Taylor-Bullock, a critical race scholar who has conducted studies on whiteness and white children’s racial identity construction, said Confederate monuments can stir complex psychological feelings in white people.

“These monuments of hatred contribute to feelings of superiority,” Taylor-Bullock said, which explains the visceral reaction many white people have to their removal. “If we’re destroying monuments in some form or fashion, some white people are processing that as a loss of their identity, to their belief that they are superior.”

Taylor-Bullock’s work involves helping children develop healthy racial identities, a mission made more difficult by the messages young children receive from places like mass media, books and Confederate statues.

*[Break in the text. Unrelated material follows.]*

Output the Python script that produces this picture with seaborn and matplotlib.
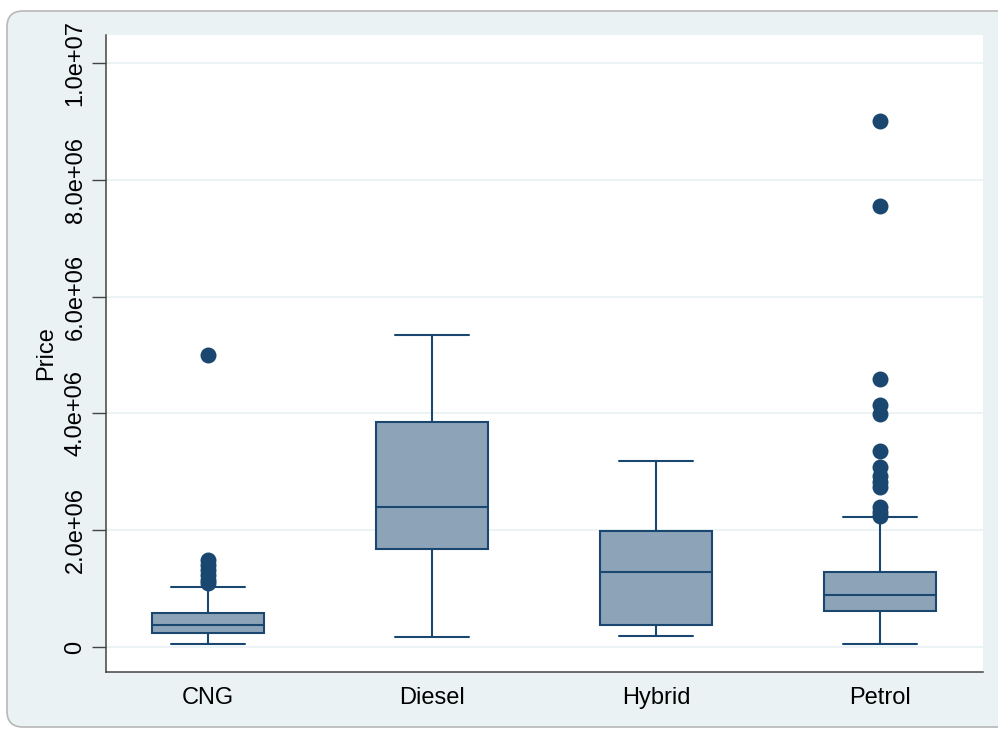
import pandas as pd
import seaborn as sns
import matplotlib.pyplot as plt
from matplotlib.patches import FancyBboxPatch

# valores (precio por tipo de combustible)
fuel = ["CNG", "Diesel", "Hybrid", "Petrol"]
# bigote inferior, q1, mediana, q3, bigote superior
lower_whisker = [0.05e6, 0.17e6, 0.18e6, 0.05e6]
q1 = [0.24e6, 1.68e6, 0.38e6, 0.62e6]
median = [0.38e6, 2.40e6, 1.28e6, 0.89e6]
q3 = [0.58e6, 3.85e6, 1.99e6, 1.29e6]
upper_whisker = [1.03e6, 5.34e6, 3.19e6, 2.22e6]

outliers_cng = [5.0e6, 1.49e6, 1.40e6, 1.32e6, 1.23e6, 1.15e6, 1.10e6]
outliers_petrol = [9.0e6, 7.55e6, 4.59e6, 4.14e6, 3.99e6, 3.36e6, 3.09e6,
                   2.92e6, 2.83e6, 2.74e6, 2.40e6, 2.32e6, 2.25e6]

yticks = [0, 2e6, 4e6, 6e6, 8e6, 1e7]
ytick_labels = ["0", "2.0e+06", "4.0e+06", "6.0e+06", "8.0e+06", "1.0e+07"]

navy = "#1a476f"
fill = "#8da3b8"
bg = "#eaf2f3"

# tabla larga con los cinco numeros de cada caja
BoxDf = pd.DataFrame({"fuel": [], "price": []})
for i, f in enumerate(fuel):
    vals = [lower_whisker[i], q1[i], median[i], q3[i], upper_whisker[i]]
    BoxDf = pd.concat([BoxDf, pd.DataFrame({"fuel": [f] * 5, "price": vals})], ignore_index=True)

OutDf = pd.DataFrame({"fuel": ["CNG"] * len(outliers_cng) + ["Petrol"] * len(outliers_petrol),
                      "price": outliers_cng + outliers_petrol})

sns.set_style("white")
plt.rcParams["font.family"] = ["Liberation Sans", "DejaVu Sans"]
plt.rcParams["text.color"] = "black"
plt.rcParams["axes.labelcolor"] = "black"
plt.rcParams["xtick.color"] = "black"
plt.rcParams["ytick.color"] = "black"

fig = plt.figure(figsize=(9.98, 7.29), dpi=100)
fig.patch.set_facecolor("white")

# marco gris con esquinas redondeadas
frame = FancyBboxPatch((0.07, 0.02), 10.2, 7.16, boxstyle="round,pad=0,rounding_size=0.16",
                       transform=fig.dpi_scale_trans, facecolor=bg, edgecolor="#b8b8b8",
                       linewidth=1.2, zorder=-1)
fig.patches.append(frame)

ax = fig.add_axes([106 / 998, 1 - 672 / 729, (983 - 106) / 998, (672 - 35) / 729])
ax.set_facecolor("white")

sns.boxplot(data=BoxDf, x="fuel", y="price", order=fuel, whis=(0, 100), showfliers=False,
            width=0.5, color=fill, linecolor=navy, linewidth=1.5, saturation=1, ax=ax)

# bigotes con tapas mas anchas (estilo Stata)
for cont in ax.containers:
    for cap in cont.caps:
        xs = cap.get_xdata()
        c = (xs[0] + xs[1]) / 2
        cap.set_xdata([c - 0.165, c + 0.165])

sns.stripplot(data=OutDf, x="fuel", y="price", order=fuel, jitter=False, size=11.5,
              color=navy, linewidth=0, ax=ax)

ax.set_xlim(-0.455, 3.46)
ax.set_ylim(-0.428e6, 10.479e6)
ax.set_yticks(yticks)
ax.set_yticklabels(ytick_labels)
ax.yaxis.grid(True, color=bg, linewidth=1.3)
ax.set_axisbelow(True)

ax.tick_params(axis="y", labelrotation=90, length=10, width=1, color="#444444", pad=4,
               labelsize=17, left=True)
ax.tick_params(axis="x", length=0, pad=11, labelsize=17)
for lab in ax.get_yticklabels():
    lab.set_va("center")

ax.set_xlabel("")
ax.set_ylabel("Price", fontsize=17, labelpad=5)

for s in ["top", "right"]:
    ax.spines[s].set_visible(False)
for s in ["left", "bottom"]:
    ax.spines[s].set_color("#444444")
    ax.spines[s].set_linewidth(1.1)

fig.savefig("out.png", dpi=100)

Black children see, say, a white Confederate soldier looking down on them outside the Gaston County courthouse and think, “There aren’t any statues that look like me towering over my community.”

Meanwhile, Taylor-Bullock said, the message white children receive is that they are superior because those remembrances, those shrines, are of people who look like them. To believe they are the dominant race, to carry that hate in their heart, is a heavy burden, Taylor-Bullock said. But it is also a burden for Black children to live every day in a state that honors white men who went to war so they could continue to own people who look like them as property.

“It’s just important that we understand that this is not just an adult conversation,” Taylor-Bullock said. “We have to think about the children that we want to raise.”